Just played a hardcore hour of basketball. It is the best I have felt in years. I wasn't dragging, I wasn't gagging, I had more energy than I have literally had in years. Right now, is the best I have felt in a very long time. My mind is clear, my body feels good. I feel like a little kid again just learning all the little cool things that go on in the world. I went to the grocery store to load up on some electrolytes, eating my health lunch right now, and got my favorite seafood for dinner!! Some fresh manilla clams!! I've never made them myself before!

But to keep things in perspective, it is only day 5. I have yet to go a full day with out drinking... and there are still very prevalent signs that make me cautious all day long about that gravitational force alcohol has on me. So I'm optimistically cautious right now because I know this euphoria does not last forever. So there are two things I'm worried about.
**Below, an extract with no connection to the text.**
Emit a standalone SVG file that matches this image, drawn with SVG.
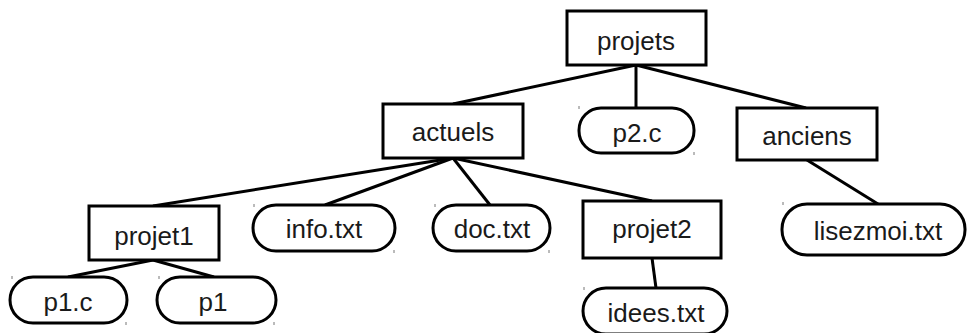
<svg xmlns="http://www.w3.org/2000/svg" width="967" height="333" viewBox="0 0 967 333">
<style>
.box{fill:#fff;stroke:#000;stroke-width:3}
.pill{fill:#fff;stroke:#000;stroke-width:3}
.lbl{font-family:"Liberation Sans",Arial,sans-serif;font-size:26px;fill:#1a1a1a;text-anchor:middle}
.edge{stroke:#000;stroke-width:3;fill:none}
.tick{stroke:#777;stroke-width:1}
</style>
<rect width="967" height="333" fill="#fff"/>
<g id="connectors">
<line class="edge" x1="636" y1="65" x2="453" y2="104"/>
<line class="edge" x1="636" y1="65" x2="636" y2="108"/>
<line class="edge" x1="636" y1="65" x2="806" y2="108"/>
<line class="edge" x1="453" y1="158" x2="153" y2="206"/>
<line class="edge" x1="453" y1="158" x2="325" y2="205"/>
<line class="edge" x1="453" y1="158" x2="490" y2="205"/>
<line class="edge" x1="453" y1="158" x2="652" y2="201"/>
<line class="edge" x1="807" y1="160" x2="878" y2="204"/>
<line class="edge" x1="153" y1="260" x2="68" y2="277"/>
<line class="edge" x1="153" y1="260" x2="214" y2="277"/>
<line class="edge" x1="652" y1="258" x2="656" y2="288"/>
</g>
<g id="projets"><rect class="box" x="567" y="11" width="139" height="54"/><text class="lbl" x="636" y="50">projets</text></g>
<g id="actuels"><rect class="box" x="383" y="104" width="140" height="54"/><text class="lbl" x="453" y="141">actuels</text></g>
<g id="p2c"><rect class="pill" x="579" y="108" width="115" height="45" rx="22"/><text class="lbl" x="637" y="142">p2.c</text></g>
<g id="anciens"><rect class="box" x="737" y="108" width="140" height="52"/><text class="lbl" x="807" y="145">anciens</text></g>
<g id="projet1"><rect class="box" x="89" y="206" width="130" height="54"/><text class="lbl" x="154" y="245">projet1</text></g>
<g id="infotxt"><rect class="pill" x="253" y="205" width="142" height="46" rx="23"/><text class="lbl" x="324" y="238">info.txt</text></g>
<g id="doctxt"><rect class="pill" x="433" y="205" width="117" height="46" rx="23"/><text class="lbl" x="492" y="238">doc.txt</text></g>
<g id="projet2"><rect class="box" x="583" y="201" width="138" height="57"/><text class="lbl" x="652" y="238">projet2</text></g>
<g id="lisezmoi"><rect class="pill" x="782" y="204" width="183" height="51" rx="25"/><text class="lbl" x="878" y="240">lisezmoi.txt</text></g>
<g id="p1c"><rect class="pill" x="10" y="277" width="117" height="46" rx="23"/><text class="lbl" x="68" y="311">p1.c</text></g>
<g id="p1"><rect class="pill" x="157" y="277" width="119" height="46" rx="23"/><text class="lbl" x="213" y="311">p1</text></g>
<g id="ideestxt"><rect class="pill" x="583" y="288" width="144" height="46" rx="23"/><text class="lbl" x="656" y="322">idees.txt</text></g>
<g id="ticks">
<line class="tick" x1="12" y1="276" x2="12" y2="279"/><line class="tick" x1="126" y1="322" x2="126" y2="325"/>
<line class="tick" x1="159" y1="276" x2="159" y2="279"/><line class="tick" x1="274" y1="322" x2="274" y2="325"/>
<line class="tick" x1="254" y1="204" x2="254" y2="207"/><line class="tick" x1="394" y1="250" x2="394" y2="253"/>
<line class="tick" x1="435" y1="204" x2="435" y2="207"/><line class="tick" x1="549" y1="250" x2="549" y2="253"/>
<line class="tick" x1="579" y1="106" x2="579" y2="109"/><line class="tick" x1="694" y1="152" x2="694" y2="155"/>
<line class="tick" x1="783" y1="202" x2="783" y2="205"/>
<line class="tick" x1="584" y1="287" x2="584" y2="290"/>
</g>
</svg>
#1) The euphoria crashing and burning and leaving me in a very depressive and lackadaisical state causing me to drink to get the feeling back even though not drinking is what brought the feeling on. So I'm learning that doesn't make very much sense.

#2) The euphoria causing me to be too confident and convincing myself that I do now have control and that one night of drinking would not be the end of the world.


I'm personally more worried about #2 at the current moment. But as of right now, I do not feel any drive to drink, I do not feel any reason to waste my weekend hungover and feeling like a big giant pile of poo. Confidence level is at a high. Tonight will be a very big test for how things go in my body and brain. I'll keep updating any more significant events. Hope everyone is having a solid day!